Hess Corp. said on Jan. 31 it would spend $2.1 billion this year mostly in North Dakota and Guyana, keeping its budget unchanged from 2017 amid a battle over corporate strategy with activist investor Elliott Management Corp.
Executives across the U.S. oil industry have been feeling pressure to focus on profitability and shareholder returns, a departure from their long-established practice of boosting production regardless of the cost.
Hess said it expects it can be “cash generative” after 2020 with oil prices of $50 per barrel. The company has not made a profit since 2014.
“We are extremely well positioned to fund and execute on our strategy,” CEO John Hess said in a statement.

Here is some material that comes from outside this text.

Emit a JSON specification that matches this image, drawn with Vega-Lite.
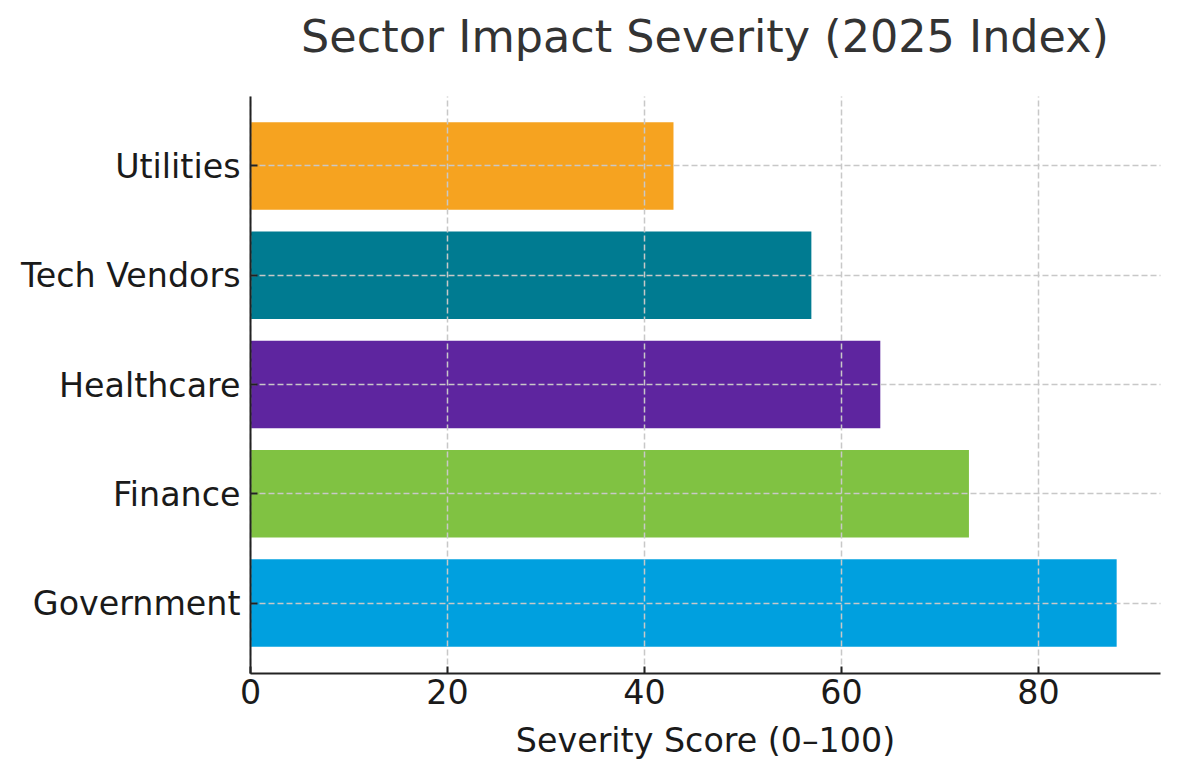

The bulk of the spending is earmarked for North Dakota, where Hess is the third-largest oil producer behind Whiting Petroleum Corp. and Continental Resources Inc.
Hess also plans to fund development costs in an offshore Guyana oil project operated by Exxon Mobil Corp that is expected to start pumping oil by 2020.
Hess earlier this month cut more than 10% of its workforce just weeks after Elliott, a major U.S. hedge fund, launched an activist campaign and said it was frustrated by the company’s “continuing underperformance.”
Elliott also floated the idea of pushing to remove John Hess as CEO.
An Elliott representative was not immediately available to comment on the 2018 budget.
Parts of the budget that focus on less-profitable projects outside North Dakota and Guyana are likely to irk Elliott.
Hess plans to frack wells in Ohio that have been dormant since they were drilled; fund some operations in war-torn Libya; invest in U.S. Gulf of Mexico wells, which have been plagued by fires and other operational setbacks; and spend on Demark projects, which the company is actively trying to sell.
The $900 million Bakken spend, a 29% increase from last year, will fuel two new rigs, bringing Hess’s total in the state to six by the end of 2018. The company also expects to drill 120 wells and bring 95 of them online.
In Malaysia, Hess plans to spend roughly $175 million, or 36 percent less than last year, on a natural gas project co-owned with Petronas Carigali.
Hess reports quarterly results Feb. 5.
Shares of the New York-based company fell about 1.5% to $49.77 in early Jan. 31 trading as oil prices dipped slightly.